De Istambul ao Porto: O protocolo e as instituições europeias

02-09-2021

# tags: Protocolo , Eventos

A 6 de abril de 2021, a imprensa mundial descobriu e analisou até à exaustão três conceitos: protocolo, precedências e assentamento protocolar. Foi criada uma palavra nova: “SofaGate”.

Na Turquia, o presidente turco, Recep Erdogan, recebeu em audiência a presidente da Comissão Europeia, Ursula Von der Leyen, e o presidente do Conselho Europeu, Charles Michel. Quando entraram na sala da reunião, havia duas cadeiras centrais e dois sofás laterais. Charles Michel foi convidado para se sentar ao lado do Presidente da Turquia, e Ursula Von der Leyen no sofá. O problema estava criado e a discussão iniciada.

Um mês depois, os olhares da imprensa internacional viraram‑se para a Cimeira Social da União Europeia e para o Encontro informal de Chefes de Estado e de Ministros, que decorreu no Porto, a 7 e 8 de maio. Como seria o protocolo, como seriam geridas as precedências e feito o assentamento protocolar, pela Presidência Portuguesa do Conselho da União Europeia, nos diferentes momentos do programa de dois dias?
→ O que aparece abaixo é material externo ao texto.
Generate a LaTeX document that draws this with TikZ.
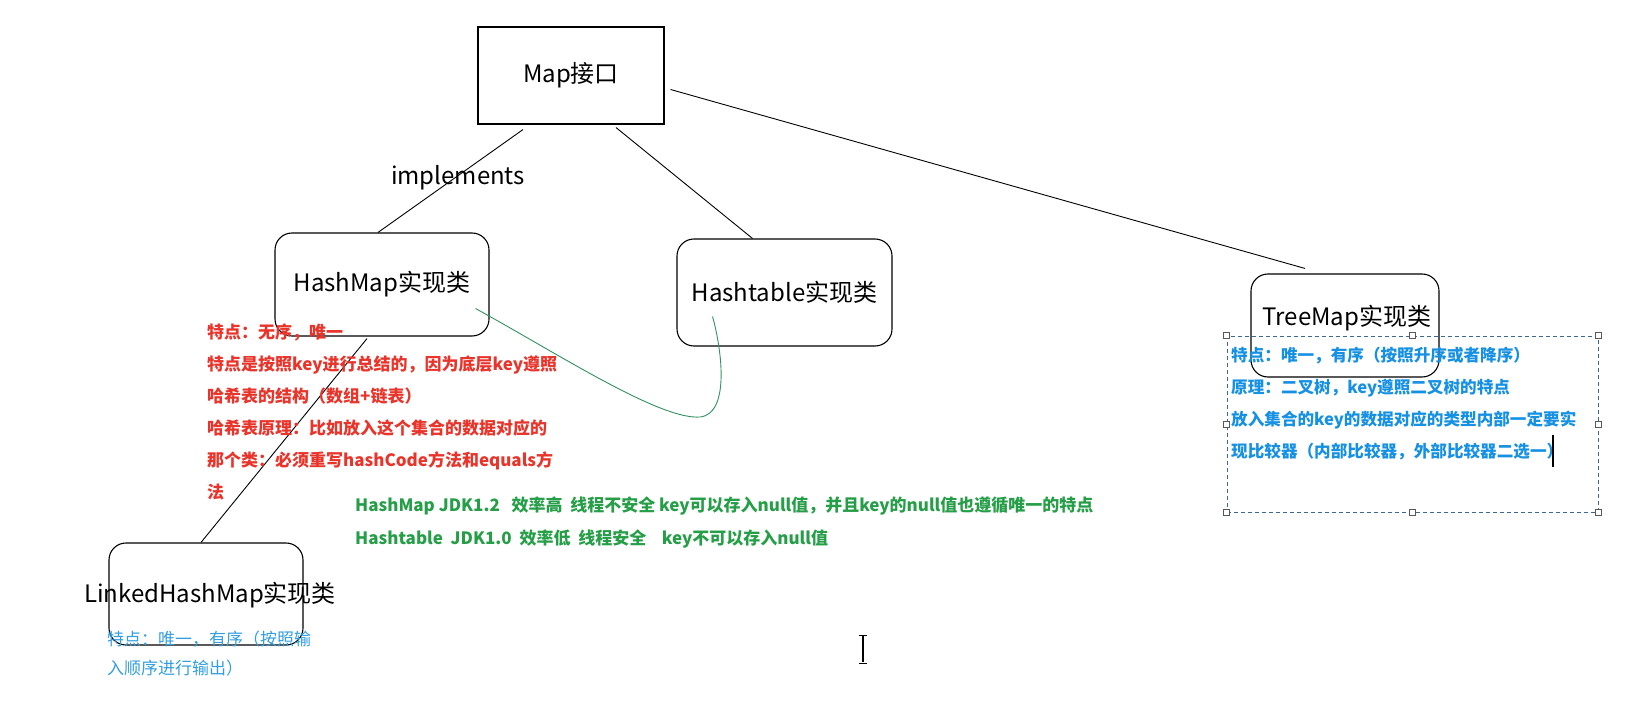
\documentclass[tikz,border=0pt]{standalone}
\usepackage{fontspec}
\setmainfont{Noto Sans CJK SC}
\usepackage{xcolor}
\usetikzlibrary{
    positioning,
    calc
}
\tikzset{
  ifbox/.style    = {draw, line width=1.1pt, minimum width=186pt,
                     minimum height=97pt, font=\fontsize{24}{28}\selectfont},
  rbox/.style     = {draw, line width=1.1pt, rounded corners=17pt,
                     inner sep=0pt, font=\fontsize{24}{28}\selectfont},
  boxtxt/.style   = {inner sep=0pt, font=\fontsize{24}{28}\selectfont},
  rednote/.style  = {anchor=north west, inner sep=0pt, align=left, text=noteRed,
                     font=\fontsize{17}{32}\selectfont\bfseries},
  greennote/.style= {anchor=north west, inner sep=0pt, align=left, text=noteGreen,
                     font=\fontsize{17}{33}\selectfont\bfseries},
  bluenote/.style = {anchor=north west, inner sep=0pt, align=left, text=noteBlue,
                     font=\fontsize{16.6}{32}\selectfont\bfseries},
  lbluenote/.style= {anchor=north west, inner sep=0pt, align=left, text=noteLightBlue,
                     font=\fontsize{17}{29}\selectfont},
  conn/.style     = {line width=0.9pt},
  selframe/.style = {draw=selBlue, dash pattern=on 4pt off 3pt, line width=0.9pt,
                     inner sep=0pt},
  handle/.style   = {draw=black!65, fill=white, line width=0.8pt,
                     minimum size=6pt, inner sep=0pt}
}
\definecolor{noteRed}{RGB}{232,52,42}
\definecolor{noteGreen}{RGB}{38,158,72}
\definecolor{noteBlue}{RGB}{22,144,226}
\definecolor{noteLightBlue}{RGB}{52,158,222}
\definecolor{linkGreen}{RGB}{50,145,95}
\definecolor{selBlue}{RGB}{62,104,146}

\begin{document}
\begin{tikzpicture}[x=1pt, y=-1pt]
  \useasboundingbox (0,0) rectangle (1637,719);

  % interface and classes
  \node[ifbox] (map) at (571,75.5) {Map接口};
  \node[rbox, minimum width=214pt, minimum height=103pt] (hashmap) at (382,284.5) {HashMap实现类};
  \node[rbox, minimum width=215pt, minimum height=107pt] (hashtable) at (784.5,292.5) {Hashtable实现类};
  \node[rbox, minimum width=188pt, minimum height=103pt] (treemap) at (1345,325.5) {};
  \node[boxtxt] (treemaptxt) at (1347,318) {TreeMap实现类};
  \node[rbox, minimum width=194pt, minimum height=102pt] (linked) at (206,594) {};
  \node[boxtxt] (linkedtxt) at (210,595) {LinkedHashMap实现类};

  \node[boxtxt] (impl) at (458,178) {implements};

  \draw[conn] ($(map.south)+(-48,5)$) -- ($(hashmap.north)+(-4,0)$);
  \draw[conn] ($(map.south)+(45,3)$) -- ($(hashtable.north)+(-32,0)$);
  \draw[conn] ($(map.east)+(6,14)$) -- ($(treemap.north)+(-40,-5)$);
  \draw[conn] ($(hashmap.south)+(-15,2)$) -- ($(linked.north)+(-5,0)$);
  \draw[conn, linkGreen] ($(hashmap.east)+(-14,24)$) .. controls (560,355) and (660,420) .. (700,417)
                         .. controls (730,414) and (722,350) .. ($(hashtable.center)+(-72,24)$);

  % notes
  \node[rednote] (hmnote) at (207,324) {特点：无序，唯一\\
    特点是按照key进行总结的，因为底层key遵照\\
    哈希表的结构（数组+链表）\\
    哈希表原理：比如放入这个集合的数据对应的\\
    那个类：必须重写hashCode方法和equals方\\
    法};
  \node[greennote] (cmpnote) at (355,497) {HashMap JDK1.2\ \ \ 效率高\ \ 线程不安全 key可以存入null值，并且key的null值也遵循唯一的特点\\
    Hashtable\ \ JDK1.0\ \ 效率低\ \ 线程安全\ \ \ \ key不可以存入null值};
  \node[lbluenote] (lhmnote) at (107,631) {特点：唯一，有序（按照输\\ 入顺序进行输出）};

  % selected text frame
  \node[selframe, minimum width=371pt, minimum height=176pt] (sel) at (1412.5,424) {};
  \node[bluenote] (tmnote) at (1231,347) {特点：唯一，有序（按照升序或者降序）\\
    原理：二叉树，key遵照二叉树的特点\\
    放入集合的key的数据对应的类型内部一定要实\\
    现比较器（内部比较器，外部比较器二选一）};
  \node[handle] (h1) at (sel.north west) {};
  \node[handle] (h2) at (sel.north) {};
  \node[handle] (h3) at (sel.north east) {};
  \node[handle] (h4) at (sel.west) {};
  \node[handle] (h5) at (sel.east) {};
  \node[handle] (h6) at (sel.south west) {};
  \node[handle] (h7) at (sel.south) {};
  \node[handle] (h8) at (sel.south east) {};
  \draw[line width=1.5pt] (1553,435) -- (1553,467);

  % mouse cursor
  \draw[line width=1.2pt] (863,636) -- (863,662);
  \draw[line width=1pt] (859,635) -- (867,635);
  \draw[line width=1pt] (859,663) -- (867,663);
\end{tikzpicture}
\end{document}
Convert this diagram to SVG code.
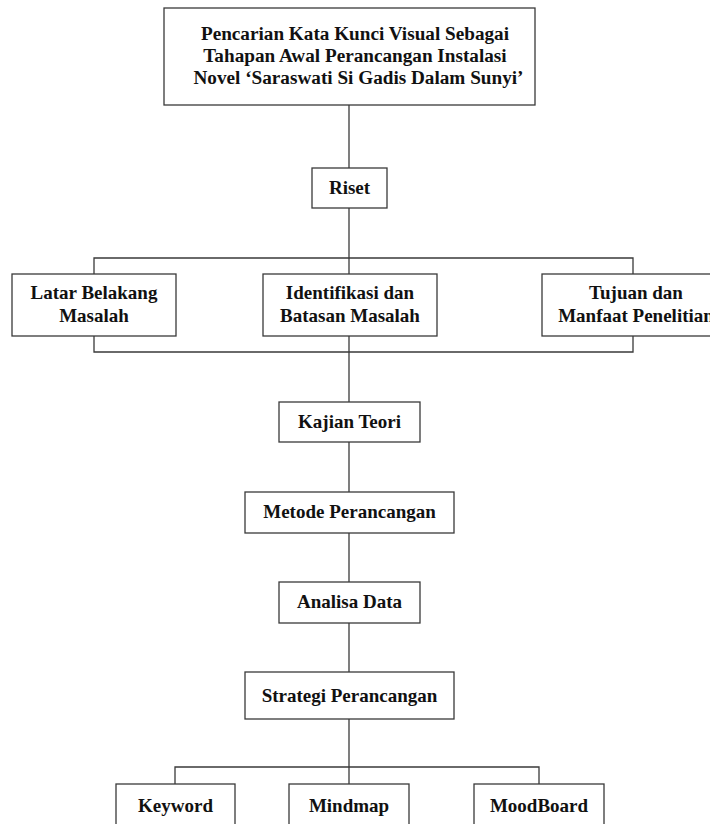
<svg xmlns="http://www.w3.org/2000/svg" width="710" height="824" viewBox="0 0 710 824">
<style>
.box{fill:#fff;stroke:#3a3a3a;stroke-width:1.3}
.ln{fill:none;stroke:#3a3a3a;stroke-width:1.3}
text{font-family:"Liberation Serif","Times New Roman",serif;font-weight:bold;font-size:19px;fill:#111;text-anchor:middle}
.t{font-size:19.2px}
</style>
<rect width="710" height="824" fill="#fff"/>
<g id="connectors">
<path class="ln" d="M349,105 V168"/>
<path class="ln" d="M349,208 V274"/>
<path class="ln" d="M94,274 V258 H633 V274"/>
<path class="ln" d="M94,336 V352 H633 V336"/>
<path class="ln" d="M349,336 V402"/>
<path class="ln" d="M349,442 V492"/>
<path class="ln" d="M349,533 V582"/>
<path class="ln" d="M349,623 V672"/>
<path class="ln" d="M349,719 V784"/>
<path class="ln" d="M175,784 V767 H539 V784"/>
</g>
<g id="title">
<rect class="box" x="164" y="8" width="371" height="97"/>
<text class="t" x="355" y="39.5">Pencarian Kata Kunci Visual Sebagai</text>
<text class="t" x="355" y="61.5">Tahapan Awal Perancangan Instalasi</text>
<text class="t" x="358.5" y="84">Novel ‘Saraswati Si Gadis Dalam Sunyi’</text>
</g>
<g id="riset">
<rect class="box" x="312" y="168" width="75" height="40"/>
<text x="349.5" y="194">Riset</text>
</g>
<g id="latar">
<rect class="box" x="12" y="274" width="164" height="62"/>
<text x="94" y="299">Latar Belakang</text>
<text x="94" y="322">Masalah</text>
</g>
<g id="identifikasi">
<rect class="box" x="263" y="274" width="174" height="62"/>
<text x="350" y="299">Identifikasi dan</text>
<text x="350" y="322">Batasan Masalah</text>
</g>
<g id="tujuan">
<rect class="box" x="542" y="274" width="188" height="62"/>
<text x="636" y="299">Tujuan dan</text>
<text x="636" y="322">Manfaat Penelitian</text>
</g>
<g id="kajian">
<rect class="box" x="279" y="402" width="141" height="40"/>
<text x="349.5" y="428">Kajian Teori</text>
</g>
<g id="metode">
<rect class="box" x="245" y="492" width="209" height="41"/>
<text x="349.5" y="518">Metode Perancangan</text>
</g>
<g id="analisa">
<rect class="box" x="279" y="582" width="141" height="41"/>
<text x="349.5" y="608">Analisa Data</text>
</g>
<g id="strategi">
<rect class="box" x="245" y="672" width="209" height="47"/>
<text x="349.5" y="702">Strategi Perancangan</text>
</g>
<g id="keyword">
<rect class="box" x="116" y="784" width="119" height="60"/>
<text x="175.5" y="812">Keyword</text>
</g>
<g id="mindmap">
<rect class="box" x="289" y="784" width="120" height="60"/>
<text x="349" y="812">Mindmap</text>
</g>
<g id="moodboard">
<rect class="box" x="474" y="784" width="130" height="60"/>
<text x="539" y="812">MoodBoard</text>
</g>
</svg>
Em primeiro lugar, importa referir que a nível das instituições europeias existe um protocolo definido a nível interno, e um outro a nível externo, nas representações internacionais da U.E.

Assim, o presidente do Parlamento Europeu tem prevalência sobre o presidente do Conselho Europeu, e este sobre o da Comissão Europeia, segundo o Tratado de Lisboa.

Durante a Cimeira Social e o Encontro Informal de Chefes de Estado e de Governo, a questão das precedências foi tratada de forma correta, dando uma importância de forma equilibrada aos representantes das três instituições, sabendo claramente que a posição da presidente da Comissão Europeia estava a ser observada atentamente pela imprensa mundial.

Em certos momentos, como na cerimónia de abertura da Cimeira Social, foi a presidente da Comissão Europeia que ficou sentada à direita do primeiro‑ministro de Portugal, como se houvesse uma dupla presidência para a abertura dessa conferência, ficando o presidente do Conselho Europeu à direita de Ursula Von der Leyen e o presidente do Parlamento Europeu à esquerda de António Costa. O que podia parecer uma total inversão do que se referiu acima sobre as precedências internas dos órgãos da União Europeia.

Já no Encontro Informal de Líderes, a situação voltou a inverter‑se, aplicando‑se as precedências internas, criando assim um equilíbrio entre as figuras representativas das diferentes instituições, e revelando um excelente cuidado na forma de tratamento deste assunto por parte de Portugal.

Por isso, é fundamental que os responsáveis de protocolo das diferentes instituições europeias colaborem na preparação de visitas internacionais conjuntas e que, em função disso, fortaleçam a imagem da União Europeia e não contribuam para que eventuais falhas de comunicação, que permitam que outros possam usar essas falhas como ferramenta “apetecível” para diminuir as próprias instituições europeias.

Concluindo, podemos dizer que há uma espécie de lista de prós e contras interessantes e que devemos ter em conta nesta história.

Por um lado, os “contras“: Não há dúvidas de que o que se passou na Turquia é uma história cheia de erros e confusões, da qual nenhum dos intervenientes saiu ileso. O presidente do Conselho Europeu, porque poderia ter sugerido outra solução protocolar, mostrando a força conjunta das instituições da União Europeia. A presidente da Comissão Europeia, que não terá enviado a sua equipa de apoio protocolar às reuniões de preparação da visita. Quanto aos serviços protocolares turcos que, em situações anteriores, tinham criado outras soluções de equilíbrio protocolar entre as duas instituições europeias, desta vez não o fizeram.

Quanto aos “prós”: esta situação serviu para colocar na agenda mediática mundial a importância do protocolo nas relações internacionais e a influência do correto assentamento e aplicação das precedências protocolares para o êxito das reuniões internacionais. O protocolo português soube ser criativo, evitando conflitos e transmitindo para o exterior uma imagem de harmonia e legitimidade.

Uma consequência positiva do Sofagate é que os responsáveis das instituições europeias concordaram em elaborar e uniformizar guias de conduta a nível protocolar durante as representações externas da União Europeia. Um procedimento que existia antes da entrada em funções deste novo trio comunitário, graças à excelente colaboração entre os responsáveis de protocolo das três instituições.

O protocolo tem esta capacidade de evoluir, de melhorar e de continuar a ser sempre um instrumento de defesa da imagem e do prestígio das próprias instituições.